NEW DELHI: Seeking to fast-track Indo-U.S. civil nuclear energy cooperation, Washington suggested that the two countries opt for international convention to resolve impasse over liability in case of accidents, a stand that may not be in tune with New Delhi's position.
"Discussion is tomorrow in Mumbai. We will hear about this then. We have been told by our colleagues in India that ... We can find a way to it in (the framework of) International Liability Convention, which will come into force this year," he said when asked about the reasons for delay in implementation of nuclear projects in India.

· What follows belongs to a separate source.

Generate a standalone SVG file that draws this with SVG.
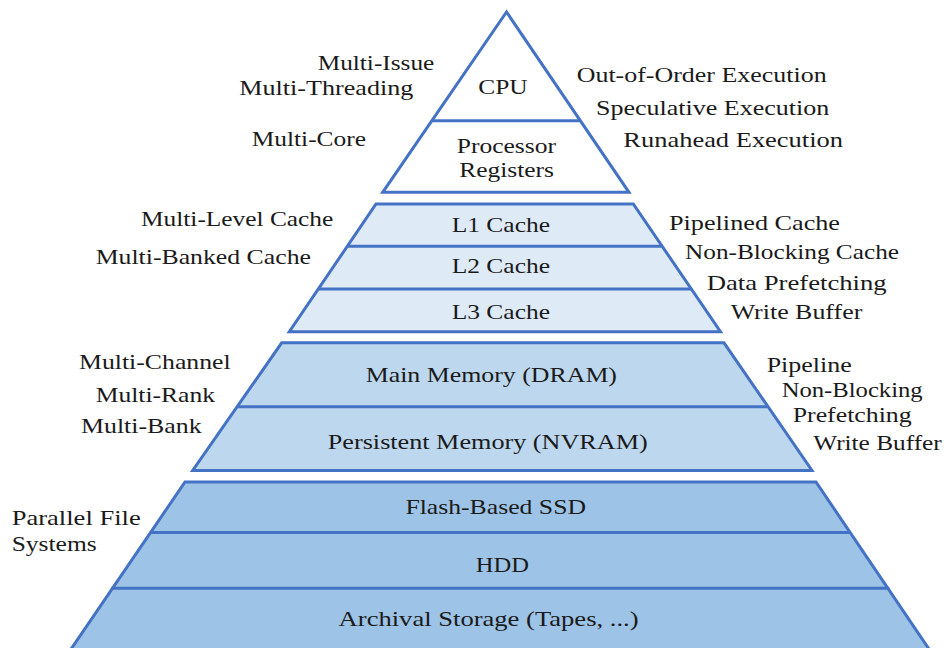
<svg xmlns="http://www.w3.org/2000/svg" width="946" height="648" viewBox="0 0 946 648">
  <style>
    .tier { stroke: #4472C4; stroke-width: 3; stroke-linejoin: miter; }
    .div { stroke: #4472C4; stroke-width: 3; fill: none; }
    .t1 { fill: #FFFFFF; }
    .t2 { fill: #DEEBF7; }
    .t3 { fill: #BDD7EE; }
    .t4 { fill: #9DC3E6; }
    .lbl { font-family: 'Liberation Serif', 'DejaVu Serif', serif; font-size: 21px; fill: #1a1a1a; }
  </style>
  <rect width="946" height="648" fill="#FFFFFF"/>

  <g id="tier-processor">
    <polygon class="tier t1" points="506.5,12 382.7,192.3 629,192.3"/>
    <line class="div" x1="432" y1="120.7" x2="580" y2="120.7"/>
  </g>
  <g id="tier-cache">
    <polygon class="tier t2" points="376,204 633.3,204 720.5,331.7 289.3,331.7"/>
    <line class="div" x1="348" y1="246.3" x2="661" y2="246.3"/>
    <line class="div" x1="319" y1="289" x2="691" y2="289"/>
  </g>
  <g id="tier-memory">
    <polygon class="tier t3" points="281.7,342.8 724,342.8 812,470.5 192.7,470.5"/>
    <line class="div" x1="238" y1="406.7" x2="767" y2="406.7"/>
  </g>
  <g id="tier-storage">
    <polygon class="tier t4" points="185,482 816,482 933,655 67,655"/>
    <line class="div" x1="150" y1="532.5" x2="851" y2="532.5"/>
    <line class="div" x1="111.2" y1="588.3" x2="889.3" y2="588.3"/>
  </g>

  <g class="lbl" font-family="Liberation Serif, DejaVu Serif, serif">
    <g id="node-cpu"><text x="478.3" y="94.3" textLength="49.4" lengthAdjust="spacingAndGlyphs">CPU</text></g>
    <g id="node-registers">
      <text x="456.7" y="152.7" textLength="99.3" lengthAdjust="spacingAndGlyphs">Processor</text>
      <text x="459.3" y="176.7" textLength="94.7" lengthAdjust="spacingAndGlyphs">Registers</text>
    </g>
    <g id="node-l1"><text x="451.7" y="232.3" textLength="98.3" lengthAdjust="spacingAndGlyphs">L1 Cache</text></g>
    <g id="node-l2"><text x="451.7" y="273.3" textLength="98.3" lengthAdjust="spacingAndGlyphs">L2 Cache</text></g>
    <g id="node-l3"><text x="451.7" y="319.3" textLength="98.3" lengthAdjust="spacingAndGlyphs">L3 Cache</text></g>
    <g id="node-dram"><text x="365.7" y="381.7" textLength="251.3" lengthAdjust="spacingAndGlyphs">Main Memory (DRAM)</text></g>
    <g id="node-nvram"><text x="327.8" y="449.3" textLength="319.9" lengthAdjust="spacingAndGlyphs">Persistent Memory (NVRAM)</text></g>
    <g id="node-ssd"><text x="405.4" y="514" textLength="180.6" lengthAdjust="spacingAndGlyphs">Flash-Based SSD</text></g>
    <g id="node-hdd"><text x="475.7" y="571.7" textLength="53.2" lengthAdjust="spacingAndGlyphs">HDD</text></g>
    <g id="node-archival"><text x="338.6" y="626" textLength="300" lengthAdjust="spacingAndGlyphs">Archival Storage (Tapes, ...)</text></g>

    <g id="labels-left">
      <text x="317.7" y="70" textLength="116.6" lengthAdjust="spacingAndGlyphs">Multi-Issue</text>
      <text x="239.3" y="95" textLength="174" lengthAdjust="spacingAndGlyphs">Multi-Threading</text>
      <text x="251.7" y="146" textLength="114.3" lengthAdjust="spacingAndGlyphs">Multi-Core</text>
      <text x="141" y="225.7" textLength="192.3" lengthAdjust="spacingAndGlyphs">Multi-Level Cache</text>
      <text x="95.7" y="264" textLength="215.3" lengthAdjust="spacingAndGlyphs">Multi-Banked Cache</text>
      <text x="79" y="369" textLength="151.7" lengthAdjust="spacingAndGlyphs">Multi-Channel</text>
      <text x="95.7" y="401.7" textLength="119.3" lengthAdjust="spacingAndGlyphs">Multi-Rank</text>
      <text x="81" y="432.7" textLength="120.7" lengthAdjust="spacingAndGlyphs">Multi-Bank</text>
      <text x="11.7" y="525" textLength="129" lengthAdjust="spacingAndGlyphs">Parallel File</text>
      <text x="11.7" y="551" textLength="85" lengthAdjust="spacingAndGlyphs">Systems</text>
    </g>

    <g id="labels-right">
      <text x="576.7" y="81.7" textLength="250" lengthAdjust="spacingAndGlyphs">Out-of-Order Execution</text>
      <text x="596" y="115" textLength="233.3" lengthAdjust="spacingAndGlyphs">Speculative Execution</text>
      <text x="623.3" y="147.3" textLength="219.7" lengthAdjust="spacingAndGlyphs">Runahead Execution</text>
      <text x="669" y="230" textLength="171" lengthAdjust="spacingAndGlyphs">Pipelined Cache</text>
      <text x="685" y="259" textLength="214" lengthAdjust="spacingAndGlyphs">Non-Blocking Cache</text>
      <text x="706.7" y="290" textLength="180" lengthAdjust="spacingAndGlyphs">Data Prefetching</text>
      <text x="730.7" y="319.3" textLength="131.6" lengthAdjust="spacingAndGlyphs">Write Buffer</text>
      <text x="766.7" y="371.7" textLength="85" lengthAdjust="spacingAndGlyphs">Pipeline</text>
      <text x="781.7" y="396.7" textLength="141" lengthAdjust="spacingAndGlyphs">Non-Blocking</text>
      <text x="792.7" y="421.7" textLength="119" lengthAdjust="spacingAndGlyphs">Prefetching</text>
      <text x="813.3" y="450" textLength="128.4" lengthAdjust="spacingAndGlyphs">Write Buffer</text>
    </g>
  </g>
</svg>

The Civil Liability for Nuclear Damage Act, which enables operator of nuclear power plants in India to seek partial compensation from suppliers in case of accidents, is hampering projects in the country.
Suppliers of nuclear equipment from the U.S., Canada and other countries see the Nuclear Damage Act as a hurdle in selling nuclear reactors to India.
The U.S. position of resolving liability issue under the international convention, however, is at variance with India's stand which was articulated by Planning Commission Deputy Chairman Montek Singh Ahluwalia.
Explaining India's position, Ahluwalia said, "I am confident that the problem that have arisen can be resolved within the frame of civil nuclear agreement.
"We are hopeful that within the existing framework of the Civil Nuclear Liability Act it should be possible to resolve these problems, this will be good for not just US suppliers.. Also good for French, Canadian, Russian and Indian suppliers."